На каменное крыльцо суетливо выскочил старый монах. Забрал у меня — невзирая на протесты — чемодан и передал африканцу в шортах цвета хаки и белой рубашке, типичной униформе африканских слуг. За спиной у них стоял молодой священник и пристально меня рассматривал. А монах, похлопывая по чемодану, непрерывно говорил по-чиньянджийски, причем обращался, как я понял, ко мне:
— Moni, bambo, muli bwanji? Eh, nyerere! Eh, mpemvu! Pepani, palibe mphepo… «Здравствуйте, как поживаете? Что тут у вас? Букашки-таракашки ползают? Уж простите, жара стоит, ни ветерка…»
Старик все болтал, смахивая насекомых с чемодана; стало ясно, что по-английски он почти не говорит, а поскольку голландского я не знал, общаться нам предстояло на местном наречии. По-чиньянджийски он говорил в совершенстве, даже употреблял слова типа majiga, хотя большинство африканцев давно называли вокзал по-английски. В тот же вечер он обучил меня новому слову. Я смотрел вниз на деревню, на окошки обмазанных глиной хижин, где сквозь рваные занавески пробивался свет. И он произнес: «Mberetemberete». Означало это «слабо мерцать сквозь», точно женщина идет в легком, свободном платье, а свет падает на нее сзади, — сколько раз замирало у меня сердце здесь, в Африке, от этой картины.
— Dzina lanu ndani? — Я спросил, как его зовут.
Он ответил что-то вроде Фондерпильт, но потом добавил:
— Те, что бедные, а не богачи из Америки.
И я понял, что фамилия его Вандербильт. Здесь же его все называли брат Пит.
Самого молодого звали отец Тушет, он недавно приехал из Канады и выглядел утомленным, осунувшимся. Он совершенно шалел от потока непонятных чиньянджийских слов. Африканец, Симон, поставил мой чемодан в уголок и стал подавать на стол. Отец де Восс тихонько присел к столу: он наблюдал и слушал. От его высокой фигуры веяло мягкой властностью. Он был приветлив, но одновременно несколько отстранен. Улыбался задумчиво и печально.
Я же думал о том, какими белыми виделись мне их сутаны издали и какими запыленными, испачканными и рваными оказались они вблизи.
Отмывая руки над кухонной раковиной, я глянул в зеркало и узнал себя с трудом: волосы и кожа в саже, обгоревший нос, усталые, налитые кровью глаза. Брат Пит усадил меня и принялся угощать. Симон приготовил бобы, зелень и орехи, поджарил кукурузу, к этому еще прилагалась копченая лепешка, которую местные называют nsima. Это их национальное блюдо.

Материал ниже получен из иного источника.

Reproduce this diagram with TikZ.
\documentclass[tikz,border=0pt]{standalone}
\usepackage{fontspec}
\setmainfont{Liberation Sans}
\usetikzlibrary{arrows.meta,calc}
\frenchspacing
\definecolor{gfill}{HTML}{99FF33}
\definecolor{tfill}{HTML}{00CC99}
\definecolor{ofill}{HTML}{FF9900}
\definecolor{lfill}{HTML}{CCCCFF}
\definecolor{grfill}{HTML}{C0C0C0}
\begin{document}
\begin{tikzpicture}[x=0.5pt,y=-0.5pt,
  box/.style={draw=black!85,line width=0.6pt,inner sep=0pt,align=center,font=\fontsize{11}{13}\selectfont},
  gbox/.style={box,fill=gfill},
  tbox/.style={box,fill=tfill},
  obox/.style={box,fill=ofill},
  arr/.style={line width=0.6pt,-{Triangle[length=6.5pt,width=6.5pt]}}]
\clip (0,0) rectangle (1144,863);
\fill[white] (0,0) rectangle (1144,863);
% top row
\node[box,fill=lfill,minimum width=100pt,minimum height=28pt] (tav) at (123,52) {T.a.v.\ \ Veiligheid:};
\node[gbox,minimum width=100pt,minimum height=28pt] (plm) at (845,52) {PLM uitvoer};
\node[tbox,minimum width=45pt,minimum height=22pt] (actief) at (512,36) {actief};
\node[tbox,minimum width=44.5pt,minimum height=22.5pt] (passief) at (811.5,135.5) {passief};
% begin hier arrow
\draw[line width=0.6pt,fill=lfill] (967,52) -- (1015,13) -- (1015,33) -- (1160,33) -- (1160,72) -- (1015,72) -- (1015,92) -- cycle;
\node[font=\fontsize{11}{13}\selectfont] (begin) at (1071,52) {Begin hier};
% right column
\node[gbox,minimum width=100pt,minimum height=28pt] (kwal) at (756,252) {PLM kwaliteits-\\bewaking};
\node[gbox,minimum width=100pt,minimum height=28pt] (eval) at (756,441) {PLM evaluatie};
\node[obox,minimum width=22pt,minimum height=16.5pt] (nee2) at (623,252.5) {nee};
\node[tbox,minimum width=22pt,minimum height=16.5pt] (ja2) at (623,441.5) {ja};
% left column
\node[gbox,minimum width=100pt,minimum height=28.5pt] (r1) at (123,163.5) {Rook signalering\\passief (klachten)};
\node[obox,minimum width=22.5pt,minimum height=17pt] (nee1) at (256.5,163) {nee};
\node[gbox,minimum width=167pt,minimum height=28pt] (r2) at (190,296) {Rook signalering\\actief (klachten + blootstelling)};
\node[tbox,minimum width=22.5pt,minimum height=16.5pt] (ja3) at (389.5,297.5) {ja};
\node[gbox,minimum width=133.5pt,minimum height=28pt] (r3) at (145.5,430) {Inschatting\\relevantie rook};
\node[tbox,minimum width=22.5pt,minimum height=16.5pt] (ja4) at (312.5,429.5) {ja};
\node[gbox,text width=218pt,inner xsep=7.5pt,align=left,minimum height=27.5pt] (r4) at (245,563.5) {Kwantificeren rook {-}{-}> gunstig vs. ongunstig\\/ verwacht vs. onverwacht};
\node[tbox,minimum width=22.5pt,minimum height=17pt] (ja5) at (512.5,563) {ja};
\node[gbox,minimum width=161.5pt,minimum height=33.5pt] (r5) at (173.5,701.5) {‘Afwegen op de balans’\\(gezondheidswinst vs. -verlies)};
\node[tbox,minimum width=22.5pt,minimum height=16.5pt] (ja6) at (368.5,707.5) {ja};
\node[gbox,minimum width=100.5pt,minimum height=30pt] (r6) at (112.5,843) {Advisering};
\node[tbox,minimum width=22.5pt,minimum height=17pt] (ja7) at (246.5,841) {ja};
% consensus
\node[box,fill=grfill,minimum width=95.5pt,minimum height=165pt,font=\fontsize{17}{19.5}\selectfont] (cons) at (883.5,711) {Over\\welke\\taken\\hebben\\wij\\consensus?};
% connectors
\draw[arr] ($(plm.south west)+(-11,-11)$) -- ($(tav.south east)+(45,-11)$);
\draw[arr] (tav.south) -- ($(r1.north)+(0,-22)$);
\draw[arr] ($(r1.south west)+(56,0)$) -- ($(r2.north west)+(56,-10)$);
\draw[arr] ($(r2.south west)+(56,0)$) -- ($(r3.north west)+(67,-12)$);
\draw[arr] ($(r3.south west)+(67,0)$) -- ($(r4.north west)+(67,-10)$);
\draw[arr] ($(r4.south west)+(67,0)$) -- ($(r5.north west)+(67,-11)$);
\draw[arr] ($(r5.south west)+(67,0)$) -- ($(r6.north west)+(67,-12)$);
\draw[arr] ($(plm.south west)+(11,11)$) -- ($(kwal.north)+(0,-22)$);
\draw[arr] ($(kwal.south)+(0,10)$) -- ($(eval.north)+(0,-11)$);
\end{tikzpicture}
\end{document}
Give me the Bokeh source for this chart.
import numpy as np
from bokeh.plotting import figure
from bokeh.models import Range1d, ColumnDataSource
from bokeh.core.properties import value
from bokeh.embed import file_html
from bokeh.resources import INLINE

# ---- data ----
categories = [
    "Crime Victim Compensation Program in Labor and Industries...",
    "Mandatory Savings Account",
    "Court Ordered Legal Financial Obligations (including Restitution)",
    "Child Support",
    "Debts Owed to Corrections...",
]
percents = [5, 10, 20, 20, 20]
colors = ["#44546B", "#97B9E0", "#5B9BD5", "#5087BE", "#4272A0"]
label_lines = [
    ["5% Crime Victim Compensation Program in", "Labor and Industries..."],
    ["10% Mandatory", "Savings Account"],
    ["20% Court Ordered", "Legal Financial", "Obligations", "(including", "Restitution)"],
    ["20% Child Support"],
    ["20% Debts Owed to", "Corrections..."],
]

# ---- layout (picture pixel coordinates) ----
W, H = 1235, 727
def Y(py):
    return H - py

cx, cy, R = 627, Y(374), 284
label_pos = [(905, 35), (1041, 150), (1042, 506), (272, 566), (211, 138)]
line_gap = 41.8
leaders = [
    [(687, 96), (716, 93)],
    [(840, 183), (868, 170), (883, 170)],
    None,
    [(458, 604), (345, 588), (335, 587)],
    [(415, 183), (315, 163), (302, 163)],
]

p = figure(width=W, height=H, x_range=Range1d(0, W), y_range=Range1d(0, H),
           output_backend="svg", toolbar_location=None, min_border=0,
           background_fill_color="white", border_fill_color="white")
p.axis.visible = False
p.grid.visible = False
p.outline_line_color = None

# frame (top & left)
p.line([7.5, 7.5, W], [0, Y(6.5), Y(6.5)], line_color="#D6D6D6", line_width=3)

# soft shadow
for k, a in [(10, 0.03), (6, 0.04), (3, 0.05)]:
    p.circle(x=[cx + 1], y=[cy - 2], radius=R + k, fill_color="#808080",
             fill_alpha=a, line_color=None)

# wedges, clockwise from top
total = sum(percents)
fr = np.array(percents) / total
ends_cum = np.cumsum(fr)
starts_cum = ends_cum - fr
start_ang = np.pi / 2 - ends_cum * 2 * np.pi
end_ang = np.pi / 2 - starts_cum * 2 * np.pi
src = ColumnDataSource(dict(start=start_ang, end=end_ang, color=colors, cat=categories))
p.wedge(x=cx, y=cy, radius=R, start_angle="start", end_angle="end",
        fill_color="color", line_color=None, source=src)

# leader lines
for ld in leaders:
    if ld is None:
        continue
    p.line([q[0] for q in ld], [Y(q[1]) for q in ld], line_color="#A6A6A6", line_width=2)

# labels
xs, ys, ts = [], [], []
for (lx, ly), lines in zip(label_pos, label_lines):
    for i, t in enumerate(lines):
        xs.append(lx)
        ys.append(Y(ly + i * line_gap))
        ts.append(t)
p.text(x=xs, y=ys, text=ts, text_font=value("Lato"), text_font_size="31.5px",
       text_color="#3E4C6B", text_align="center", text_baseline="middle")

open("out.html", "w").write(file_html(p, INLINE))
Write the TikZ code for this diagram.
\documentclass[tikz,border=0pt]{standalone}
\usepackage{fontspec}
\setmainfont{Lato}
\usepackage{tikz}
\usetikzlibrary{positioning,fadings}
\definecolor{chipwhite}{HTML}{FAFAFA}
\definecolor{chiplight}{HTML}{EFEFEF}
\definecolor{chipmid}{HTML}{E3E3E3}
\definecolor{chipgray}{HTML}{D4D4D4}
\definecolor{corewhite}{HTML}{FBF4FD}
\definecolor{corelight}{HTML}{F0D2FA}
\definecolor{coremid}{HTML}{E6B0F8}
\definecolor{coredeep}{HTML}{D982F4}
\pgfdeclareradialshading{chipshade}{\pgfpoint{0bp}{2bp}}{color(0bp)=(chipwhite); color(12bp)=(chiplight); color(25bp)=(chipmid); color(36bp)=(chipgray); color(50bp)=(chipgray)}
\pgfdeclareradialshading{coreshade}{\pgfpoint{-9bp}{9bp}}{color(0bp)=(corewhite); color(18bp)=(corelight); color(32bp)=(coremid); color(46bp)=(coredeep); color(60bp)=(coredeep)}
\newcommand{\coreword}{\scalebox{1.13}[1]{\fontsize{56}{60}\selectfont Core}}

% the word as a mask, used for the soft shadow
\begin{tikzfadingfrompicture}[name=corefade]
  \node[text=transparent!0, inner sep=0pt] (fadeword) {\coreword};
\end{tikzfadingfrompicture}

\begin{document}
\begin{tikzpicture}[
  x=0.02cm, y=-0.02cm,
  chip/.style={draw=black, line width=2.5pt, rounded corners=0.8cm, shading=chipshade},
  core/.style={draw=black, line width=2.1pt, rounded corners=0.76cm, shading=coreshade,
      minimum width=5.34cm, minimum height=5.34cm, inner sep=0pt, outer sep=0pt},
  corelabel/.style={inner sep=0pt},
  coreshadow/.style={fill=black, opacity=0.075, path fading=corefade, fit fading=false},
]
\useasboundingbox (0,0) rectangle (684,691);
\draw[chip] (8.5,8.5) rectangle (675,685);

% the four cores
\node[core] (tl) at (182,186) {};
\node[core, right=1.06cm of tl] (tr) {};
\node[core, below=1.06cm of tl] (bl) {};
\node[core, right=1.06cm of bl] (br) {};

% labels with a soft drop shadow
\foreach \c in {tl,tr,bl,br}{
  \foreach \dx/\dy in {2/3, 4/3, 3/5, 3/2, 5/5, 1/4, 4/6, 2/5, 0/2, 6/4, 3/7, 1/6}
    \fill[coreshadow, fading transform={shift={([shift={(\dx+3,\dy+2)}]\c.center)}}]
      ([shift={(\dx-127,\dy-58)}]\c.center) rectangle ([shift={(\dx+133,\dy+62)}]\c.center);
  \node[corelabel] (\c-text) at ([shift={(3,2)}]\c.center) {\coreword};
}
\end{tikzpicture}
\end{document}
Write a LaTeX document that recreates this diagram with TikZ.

Брат Пит расспрашивал меня о поезде. Он тоже изредка ездил на нем — на рынок в Балаку.
— Всегда сажусь во второй класс, — сказал он. — Хоть словом есть с кем перекинуться.
— Вы ведь родом из Голландии? — сказал я по-чиньянджийски.
— Pepani! Простите! — разгорячился он. — В Амстердаме шум и грохот! Трамваи! Толпы народа! В ушах звенит! Chinthunthumira! Misala!..
— Там земля дрожит, — пояснил Симон. — Сумасшедший дом.
— …Простите. Я живу здесь в мире и тишине. — И брат Пит повторил африканское слово mtendere.
Ему было семьдесят три года, и в отпуск в Голландию он ездил последний раз в 1951 году.
— Когда же вы перебрались в Африку?
— Давным-давно. — Точнее, он сказал za kale, то есть «в древности». — Приплыл в Джубу из Каира. Да-да! И пил нильскую воду!